>>>>>
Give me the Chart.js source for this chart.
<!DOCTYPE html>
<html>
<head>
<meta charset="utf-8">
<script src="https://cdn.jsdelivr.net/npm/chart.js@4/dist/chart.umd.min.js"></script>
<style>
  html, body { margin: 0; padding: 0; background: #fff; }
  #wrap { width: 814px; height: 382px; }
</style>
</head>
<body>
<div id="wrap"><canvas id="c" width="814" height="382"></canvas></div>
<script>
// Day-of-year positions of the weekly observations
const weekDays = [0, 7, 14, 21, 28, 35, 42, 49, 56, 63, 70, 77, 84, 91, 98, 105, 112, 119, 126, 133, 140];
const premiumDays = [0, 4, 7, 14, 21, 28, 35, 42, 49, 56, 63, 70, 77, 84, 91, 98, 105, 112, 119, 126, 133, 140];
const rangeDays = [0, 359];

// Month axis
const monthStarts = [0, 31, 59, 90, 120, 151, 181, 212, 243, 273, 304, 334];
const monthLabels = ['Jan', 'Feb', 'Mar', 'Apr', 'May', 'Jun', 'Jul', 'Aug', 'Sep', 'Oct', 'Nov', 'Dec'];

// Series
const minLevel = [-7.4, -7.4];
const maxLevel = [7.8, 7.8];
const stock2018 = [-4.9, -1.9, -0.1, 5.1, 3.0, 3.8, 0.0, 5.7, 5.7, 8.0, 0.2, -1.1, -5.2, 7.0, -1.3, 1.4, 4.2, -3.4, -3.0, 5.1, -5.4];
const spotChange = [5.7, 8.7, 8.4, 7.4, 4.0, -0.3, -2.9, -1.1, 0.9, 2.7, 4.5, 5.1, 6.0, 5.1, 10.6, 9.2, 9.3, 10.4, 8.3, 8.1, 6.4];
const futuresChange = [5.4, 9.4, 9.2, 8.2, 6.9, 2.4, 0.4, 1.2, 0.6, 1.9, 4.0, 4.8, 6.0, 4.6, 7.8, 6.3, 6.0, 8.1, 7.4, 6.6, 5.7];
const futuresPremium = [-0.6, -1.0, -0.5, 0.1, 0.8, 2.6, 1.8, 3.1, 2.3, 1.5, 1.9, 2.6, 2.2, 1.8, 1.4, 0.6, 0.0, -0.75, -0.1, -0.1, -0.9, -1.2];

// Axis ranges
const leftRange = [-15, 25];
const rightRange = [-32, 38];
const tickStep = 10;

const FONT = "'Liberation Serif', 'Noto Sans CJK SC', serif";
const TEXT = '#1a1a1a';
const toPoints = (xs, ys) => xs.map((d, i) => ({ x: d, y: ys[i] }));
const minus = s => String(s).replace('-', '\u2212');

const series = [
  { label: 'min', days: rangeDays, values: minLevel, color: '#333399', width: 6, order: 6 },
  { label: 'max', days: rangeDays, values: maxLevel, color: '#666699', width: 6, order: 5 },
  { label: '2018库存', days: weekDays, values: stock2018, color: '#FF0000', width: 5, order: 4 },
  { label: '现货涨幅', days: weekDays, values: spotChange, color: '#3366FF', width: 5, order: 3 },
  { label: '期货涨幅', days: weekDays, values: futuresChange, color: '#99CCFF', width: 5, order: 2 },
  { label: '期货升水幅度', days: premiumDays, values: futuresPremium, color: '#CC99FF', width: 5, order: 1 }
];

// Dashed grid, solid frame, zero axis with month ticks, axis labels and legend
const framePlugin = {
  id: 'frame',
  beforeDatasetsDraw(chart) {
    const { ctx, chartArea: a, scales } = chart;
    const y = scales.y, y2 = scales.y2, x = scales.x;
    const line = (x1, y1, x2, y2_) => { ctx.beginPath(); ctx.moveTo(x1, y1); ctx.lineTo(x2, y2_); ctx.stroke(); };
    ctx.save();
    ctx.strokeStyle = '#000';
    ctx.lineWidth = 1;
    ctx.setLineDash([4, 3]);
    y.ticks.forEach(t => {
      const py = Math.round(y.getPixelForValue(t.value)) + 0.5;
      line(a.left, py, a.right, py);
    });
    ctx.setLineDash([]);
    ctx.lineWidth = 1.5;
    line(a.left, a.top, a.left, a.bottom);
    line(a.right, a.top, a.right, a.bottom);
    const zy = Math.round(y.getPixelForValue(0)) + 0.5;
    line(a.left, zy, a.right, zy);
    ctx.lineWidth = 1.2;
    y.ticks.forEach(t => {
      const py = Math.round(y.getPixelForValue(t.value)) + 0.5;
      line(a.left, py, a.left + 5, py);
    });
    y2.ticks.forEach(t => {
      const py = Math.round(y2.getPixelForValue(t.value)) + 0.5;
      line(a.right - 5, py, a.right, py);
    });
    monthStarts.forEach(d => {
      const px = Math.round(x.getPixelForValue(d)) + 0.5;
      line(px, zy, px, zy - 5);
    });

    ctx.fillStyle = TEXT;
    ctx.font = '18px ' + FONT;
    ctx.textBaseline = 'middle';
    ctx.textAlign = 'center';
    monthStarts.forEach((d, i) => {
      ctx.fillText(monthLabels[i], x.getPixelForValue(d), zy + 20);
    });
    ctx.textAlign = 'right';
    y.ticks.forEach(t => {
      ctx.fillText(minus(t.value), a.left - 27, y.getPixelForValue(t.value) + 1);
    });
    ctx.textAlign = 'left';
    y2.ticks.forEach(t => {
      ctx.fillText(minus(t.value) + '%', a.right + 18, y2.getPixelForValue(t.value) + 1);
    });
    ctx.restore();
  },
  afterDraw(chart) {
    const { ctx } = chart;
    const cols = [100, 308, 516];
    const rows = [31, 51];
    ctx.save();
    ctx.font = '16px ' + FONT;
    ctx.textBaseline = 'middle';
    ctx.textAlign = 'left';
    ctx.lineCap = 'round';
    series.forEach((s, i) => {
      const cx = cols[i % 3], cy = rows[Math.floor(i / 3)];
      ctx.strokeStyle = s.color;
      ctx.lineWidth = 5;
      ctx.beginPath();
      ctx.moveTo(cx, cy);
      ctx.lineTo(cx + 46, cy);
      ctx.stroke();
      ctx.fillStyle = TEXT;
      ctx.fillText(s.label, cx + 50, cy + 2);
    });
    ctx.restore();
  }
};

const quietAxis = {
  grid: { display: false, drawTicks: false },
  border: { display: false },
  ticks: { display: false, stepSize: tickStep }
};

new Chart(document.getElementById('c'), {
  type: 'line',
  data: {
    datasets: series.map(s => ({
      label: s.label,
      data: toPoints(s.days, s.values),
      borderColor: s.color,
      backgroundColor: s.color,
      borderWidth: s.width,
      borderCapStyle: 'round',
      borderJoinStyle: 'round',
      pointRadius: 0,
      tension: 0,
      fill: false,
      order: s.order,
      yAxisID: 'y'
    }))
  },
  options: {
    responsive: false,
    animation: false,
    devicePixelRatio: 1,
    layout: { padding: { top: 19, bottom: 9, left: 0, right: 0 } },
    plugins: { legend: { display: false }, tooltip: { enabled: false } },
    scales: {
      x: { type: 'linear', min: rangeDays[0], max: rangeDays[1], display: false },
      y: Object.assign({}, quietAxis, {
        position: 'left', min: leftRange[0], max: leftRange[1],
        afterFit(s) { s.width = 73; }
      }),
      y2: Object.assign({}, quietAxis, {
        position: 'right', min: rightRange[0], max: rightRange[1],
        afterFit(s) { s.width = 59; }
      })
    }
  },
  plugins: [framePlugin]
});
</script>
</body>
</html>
<<<<<
**WORK TO BE COMPLETED**
Starting with the first line of the data above, copy each line exactly until you reach the line with "const rangeDays = [0, 359];"; include that line as well.

**RESPONSE BELOW**
Give me the Chart.js source for this chart.
<!DOCTYPE html>
<html>
<head>
<meta charset="utf-8">
<script src="https://cdn.jsdelivr.net/npm/chart.js@4/dist/chart.umd.min.js"></script>
<style>
  html, body { margin: 0; padding: 0; background: #fff; }
  #wrap { width: 814px; height: 382px; }
</style>
</head>
<body>
<div id="wrap"><canvas id="c" width="814" height="382"></canvas></div>
<script>
// Day-of-year positions of the weekly observations
const weekDays = [0, 7, 14, 21, 28, 35, 42, 49, 56, 63, 70, 77, 84, 91, 98, 105, 112, 119, 126, 133, 140];
const premiumDays = [0, 4, 7, 14, 21, 28, 35, 42, 49, 56, 63, 70, 77, 84, 91, 98, 105, 112, 119, 126, 133, 140];
const rangeDays = [0, 359];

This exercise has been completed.